• [Aim of the task] Select every line holding the word "this" and copy it.

• [Task input]
= = = = = = =

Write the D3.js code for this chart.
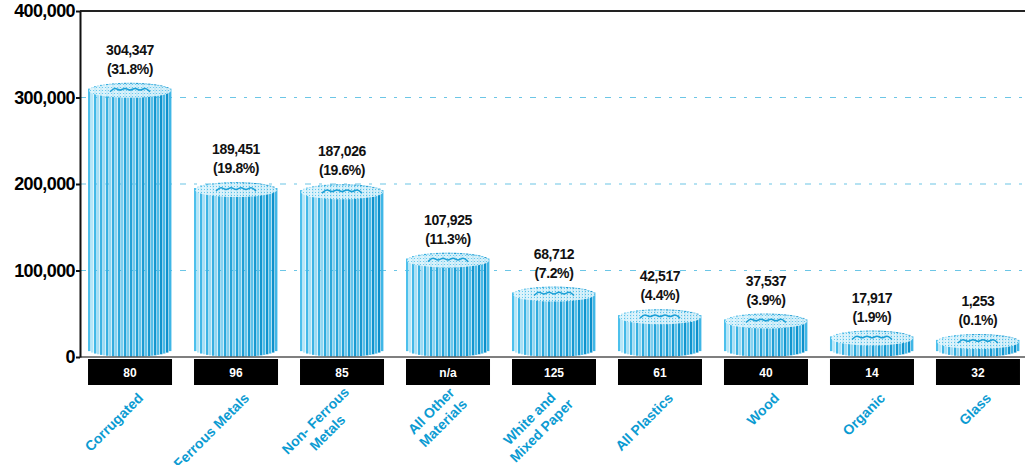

= = = = = = =

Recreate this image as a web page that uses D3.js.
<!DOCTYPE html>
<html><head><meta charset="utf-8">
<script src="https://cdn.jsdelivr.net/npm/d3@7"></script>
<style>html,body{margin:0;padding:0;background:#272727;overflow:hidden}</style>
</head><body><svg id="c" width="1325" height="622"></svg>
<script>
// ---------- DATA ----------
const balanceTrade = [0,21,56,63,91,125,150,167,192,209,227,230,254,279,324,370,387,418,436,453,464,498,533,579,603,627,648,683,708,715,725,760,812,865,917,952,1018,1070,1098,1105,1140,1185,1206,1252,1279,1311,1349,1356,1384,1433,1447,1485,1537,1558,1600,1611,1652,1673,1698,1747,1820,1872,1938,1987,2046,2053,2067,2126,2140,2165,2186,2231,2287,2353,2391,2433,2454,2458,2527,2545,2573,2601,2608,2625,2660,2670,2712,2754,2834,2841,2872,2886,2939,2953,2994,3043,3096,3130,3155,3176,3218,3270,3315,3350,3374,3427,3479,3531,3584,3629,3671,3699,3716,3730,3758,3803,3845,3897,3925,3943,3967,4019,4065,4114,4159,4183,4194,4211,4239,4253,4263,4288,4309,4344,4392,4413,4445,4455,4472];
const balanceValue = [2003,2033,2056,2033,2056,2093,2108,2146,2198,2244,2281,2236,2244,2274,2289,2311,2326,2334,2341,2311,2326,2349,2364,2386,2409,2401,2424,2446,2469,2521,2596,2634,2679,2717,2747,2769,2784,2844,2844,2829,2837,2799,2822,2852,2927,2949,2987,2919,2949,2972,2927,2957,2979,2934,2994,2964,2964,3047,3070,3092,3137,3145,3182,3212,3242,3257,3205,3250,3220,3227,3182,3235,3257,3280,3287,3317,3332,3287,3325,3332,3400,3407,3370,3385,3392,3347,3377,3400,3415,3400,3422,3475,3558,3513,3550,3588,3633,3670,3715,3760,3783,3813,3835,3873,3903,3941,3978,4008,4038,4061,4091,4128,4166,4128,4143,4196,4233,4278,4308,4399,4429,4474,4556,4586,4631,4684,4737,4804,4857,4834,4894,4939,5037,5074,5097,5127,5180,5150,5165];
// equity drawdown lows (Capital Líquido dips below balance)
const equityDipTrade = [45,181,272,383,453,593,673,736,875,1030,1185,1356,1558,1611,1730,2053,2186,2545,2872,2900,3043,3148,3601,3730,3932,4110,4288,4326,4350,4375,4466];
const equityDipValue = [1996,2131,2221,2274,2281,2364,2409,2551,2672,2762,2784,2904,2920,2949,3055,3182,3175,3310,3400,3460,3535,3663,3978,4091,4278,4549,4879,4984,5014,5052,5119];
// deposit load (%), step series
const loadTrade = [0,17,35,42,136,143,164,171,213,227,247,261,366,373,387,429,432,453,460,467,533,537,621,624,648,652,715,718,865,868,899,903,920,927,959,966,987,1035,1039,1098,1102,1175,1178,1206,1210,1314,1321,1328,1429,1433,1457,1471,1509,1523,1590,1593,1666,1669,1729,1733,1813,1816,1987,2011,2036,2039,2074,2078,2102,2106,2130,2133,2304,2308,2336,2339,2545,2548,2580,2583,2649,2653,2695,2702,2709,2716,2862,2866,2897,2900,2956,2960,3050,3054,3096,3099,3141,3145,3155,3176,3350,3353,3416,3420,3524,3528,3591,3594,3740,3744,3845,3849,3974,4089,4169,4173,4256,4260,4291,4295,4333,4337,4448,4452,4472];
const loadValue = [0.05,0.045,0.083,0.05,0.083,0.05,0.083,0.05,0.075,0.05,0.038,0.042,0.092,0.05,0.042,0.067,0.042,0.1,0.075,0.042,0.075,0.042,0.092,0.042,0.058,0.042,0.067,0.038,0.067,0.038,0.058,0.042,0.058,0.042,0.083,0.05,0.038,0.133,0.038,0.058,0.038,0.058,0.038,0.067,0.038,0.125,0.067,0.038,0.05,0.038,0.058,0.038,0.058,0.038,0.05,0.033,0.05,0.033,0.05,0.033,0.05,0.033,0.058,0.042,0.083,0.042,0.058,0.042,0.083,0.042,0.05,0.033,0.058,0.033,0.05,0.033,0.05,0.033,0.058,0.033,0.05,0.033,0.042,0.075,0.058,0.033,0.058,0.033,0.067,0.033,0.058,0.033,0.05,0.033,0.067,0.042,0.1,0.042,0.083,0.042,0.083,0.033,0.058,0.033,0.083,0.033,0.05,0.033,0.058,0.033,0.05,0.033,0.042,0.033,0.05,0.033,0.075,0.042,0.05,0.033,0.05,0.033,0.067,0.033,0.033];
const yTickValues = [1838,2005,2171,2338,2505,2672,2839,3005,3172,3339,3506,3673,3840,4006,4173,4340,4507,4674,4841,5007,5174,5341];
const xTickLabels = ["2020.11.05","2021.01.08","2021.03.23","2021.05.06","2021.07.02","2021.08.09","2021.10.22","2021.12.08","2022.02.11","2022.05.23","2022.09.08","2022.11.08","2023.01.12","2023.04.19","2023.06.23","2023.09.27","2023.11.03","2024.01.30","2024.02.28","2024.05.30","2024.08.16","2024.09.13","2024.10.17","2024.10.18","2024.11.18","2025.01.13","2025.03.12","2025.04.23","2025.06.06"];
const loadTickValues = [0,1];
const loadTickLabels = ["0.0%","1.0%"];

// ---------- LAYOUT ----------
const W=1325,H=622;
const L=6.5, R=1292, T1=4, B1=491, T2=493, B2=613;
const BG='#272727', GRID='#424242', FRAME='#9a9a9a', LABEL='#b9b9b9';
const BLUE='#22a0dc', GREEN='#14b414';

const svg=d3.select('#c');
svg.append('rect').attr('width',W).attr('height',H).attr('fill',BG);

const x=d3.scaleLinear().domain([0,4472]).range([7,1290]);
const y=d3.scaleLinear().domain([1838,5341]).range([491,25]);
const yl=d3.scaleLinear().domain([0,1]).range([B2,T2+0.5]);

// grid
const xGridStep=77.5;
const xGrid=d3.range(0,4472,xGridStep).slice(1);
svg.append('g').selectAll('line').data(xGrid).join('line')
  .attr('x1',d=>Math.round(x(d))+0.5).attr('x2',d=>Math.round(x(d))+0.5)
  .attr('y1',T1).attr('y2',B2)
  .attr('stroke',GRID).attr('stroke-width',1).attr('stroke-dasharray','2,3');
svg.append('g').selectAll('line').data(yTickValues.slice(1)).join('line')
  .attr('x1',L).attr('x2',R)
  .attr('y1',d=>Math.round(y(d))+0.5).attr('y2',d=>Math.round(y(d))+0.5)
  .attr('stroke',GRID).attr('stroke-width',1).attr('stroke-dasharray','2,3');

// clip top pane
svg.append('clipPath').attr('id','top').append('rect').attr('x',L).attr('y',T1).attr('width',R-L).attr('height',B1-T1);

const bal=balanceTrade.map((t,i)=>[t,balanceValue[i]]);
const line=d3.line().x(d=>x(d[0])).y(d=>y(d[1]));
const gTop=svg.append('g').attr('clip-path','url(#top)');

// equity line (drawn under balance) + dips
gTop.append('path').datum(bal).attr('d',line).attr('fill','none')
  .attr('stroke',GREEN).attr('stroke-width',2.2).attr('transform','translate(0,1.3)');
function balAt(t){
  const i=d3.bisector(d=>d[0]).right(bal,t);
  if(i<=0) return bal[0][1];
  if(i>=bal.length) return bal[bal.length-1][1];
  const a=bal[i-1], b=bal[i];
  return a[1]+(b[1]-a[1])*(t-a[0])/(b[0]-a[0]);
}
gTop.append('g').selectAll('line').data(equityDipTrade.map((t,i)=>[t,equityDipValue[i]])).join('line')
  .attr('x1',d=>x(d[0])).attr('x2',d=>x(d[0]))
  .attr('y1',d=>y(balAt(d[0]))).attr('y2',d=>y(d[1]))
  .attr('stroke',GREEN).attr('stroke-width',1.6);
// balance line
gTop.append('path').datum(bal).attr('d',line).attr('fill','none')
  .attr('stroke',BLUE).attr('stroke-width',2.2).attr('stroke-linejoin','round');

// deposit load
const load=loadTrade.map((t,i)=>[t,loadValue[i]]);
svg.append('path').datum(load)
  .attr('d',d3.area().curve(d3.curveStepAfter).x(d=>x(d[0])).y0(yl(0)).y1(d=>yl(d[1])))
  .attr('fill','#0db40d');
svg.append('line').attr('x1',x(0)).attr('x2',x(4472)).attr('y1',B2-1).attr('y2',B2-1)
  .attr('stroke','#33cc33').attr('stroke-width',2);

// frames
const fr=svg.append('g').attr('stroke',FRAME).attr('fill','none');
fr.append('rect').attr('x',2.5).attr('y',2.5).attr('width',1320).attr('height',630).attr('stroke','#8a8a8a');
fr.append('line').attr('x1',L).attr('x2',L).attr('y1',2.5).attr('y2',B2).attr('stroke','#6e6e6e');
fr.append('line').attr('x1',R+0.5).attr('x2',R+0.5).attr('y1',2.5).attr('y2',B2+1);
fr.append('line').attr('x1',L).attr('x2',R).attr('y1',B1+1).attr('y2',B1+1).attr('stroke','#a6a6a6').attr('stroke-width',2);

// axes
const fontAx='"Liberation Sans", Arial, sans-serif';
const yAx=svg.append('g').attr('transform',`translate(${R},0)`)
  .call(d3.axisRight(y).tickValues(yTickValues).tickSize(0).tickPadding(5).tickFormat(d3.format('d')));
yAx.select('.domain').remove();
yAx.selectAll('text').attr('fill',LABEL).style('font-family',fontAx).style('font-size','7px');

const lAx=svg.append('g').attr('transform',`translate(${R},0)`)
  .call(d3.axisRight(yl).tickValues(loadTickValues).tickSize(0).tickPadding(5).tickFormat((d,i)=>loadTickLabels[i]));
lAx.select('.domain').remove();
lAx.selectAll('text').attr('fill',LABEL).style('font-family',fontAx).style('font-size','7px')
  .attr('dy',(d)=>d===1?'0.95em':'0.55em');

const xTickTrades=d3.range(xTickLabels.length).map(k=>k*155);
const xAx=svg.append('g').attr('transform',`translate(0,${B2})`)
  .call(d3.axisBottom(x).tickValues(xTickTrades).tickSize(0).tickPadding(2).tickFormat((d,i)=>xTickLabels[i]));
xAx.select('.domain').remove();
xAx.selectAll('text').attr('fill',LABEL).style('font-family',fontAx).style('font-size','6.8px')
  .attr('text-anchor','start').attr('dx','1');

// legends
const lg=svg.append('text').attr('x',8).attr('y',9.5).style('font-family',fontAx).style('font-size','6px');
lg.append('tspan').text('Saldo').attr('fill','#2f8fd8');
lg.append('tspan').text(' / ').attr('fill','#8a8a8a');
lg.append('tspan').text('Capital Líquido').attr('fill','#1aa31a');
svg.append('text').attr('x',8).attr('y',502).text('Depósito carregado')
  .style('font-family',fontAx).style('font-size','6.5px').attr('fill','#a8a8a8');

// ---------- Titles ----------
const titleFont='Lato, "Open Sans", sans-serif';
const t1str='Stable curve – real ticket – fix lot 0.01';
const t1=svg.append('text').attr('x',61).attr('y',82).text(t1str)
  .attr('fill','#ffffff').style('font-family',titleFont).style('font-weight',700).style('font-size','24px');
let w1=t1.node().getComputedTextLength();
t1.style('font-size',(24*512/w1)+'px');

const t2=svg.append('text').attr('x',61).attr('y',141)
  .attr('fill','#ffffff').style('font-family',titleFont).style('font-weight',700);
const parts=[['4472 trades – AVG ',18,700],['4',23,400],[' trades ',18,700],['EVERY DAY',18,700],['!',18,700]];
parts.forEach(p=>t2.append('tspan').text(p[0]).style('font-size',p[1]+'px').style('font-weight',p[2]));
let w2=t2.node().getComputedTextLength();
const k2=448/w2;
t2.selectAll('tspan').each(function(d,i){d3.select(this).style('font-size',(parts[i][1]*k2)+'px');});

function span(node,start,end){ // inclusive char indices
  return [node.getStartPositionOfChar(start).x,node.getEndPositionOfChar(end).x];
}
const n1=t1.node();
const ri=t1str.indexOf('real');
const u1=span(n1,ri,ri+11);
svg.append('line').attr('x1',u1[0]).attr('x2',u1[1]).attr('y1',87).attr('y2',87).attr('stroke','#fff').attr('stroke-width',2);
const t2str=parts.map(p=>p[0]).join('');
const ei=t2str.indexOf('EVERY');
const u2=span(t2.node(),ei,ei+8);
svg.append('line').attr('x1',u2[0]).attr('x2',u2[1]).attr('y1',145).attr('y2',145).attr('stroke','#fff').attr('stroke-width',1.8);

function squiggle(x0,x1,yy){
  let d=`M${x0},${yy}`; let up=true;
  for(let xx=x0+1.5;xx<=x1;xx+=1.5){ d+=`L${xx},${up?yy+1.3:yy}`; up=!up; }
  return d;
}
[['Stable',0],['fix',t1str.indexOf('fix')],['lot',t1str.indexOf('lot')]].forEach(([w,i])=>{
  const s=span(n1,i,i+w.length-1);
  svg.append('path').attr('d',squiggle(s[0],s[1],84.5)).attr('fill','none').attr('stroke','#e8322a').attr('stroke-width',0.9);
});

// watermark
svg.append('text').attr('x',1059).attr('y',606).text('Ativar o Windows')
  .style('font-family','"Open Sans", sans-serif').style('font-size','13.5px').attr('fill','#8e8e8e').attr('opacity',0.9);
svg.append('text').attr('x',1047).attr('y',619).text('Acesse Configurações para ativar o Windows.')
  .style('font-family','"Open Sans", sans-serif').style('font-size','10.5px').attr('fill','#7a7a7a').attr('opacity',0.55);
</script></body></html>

= = = = = = =

• [Written solution]
Write the D3.js code for this chart.
Recreate this image as a web page that uses D3.js.
t2.selectAll('tspan').each(function(d,i){d3.select(this).style('font-size',(parts[i][1]*k2)+'px');});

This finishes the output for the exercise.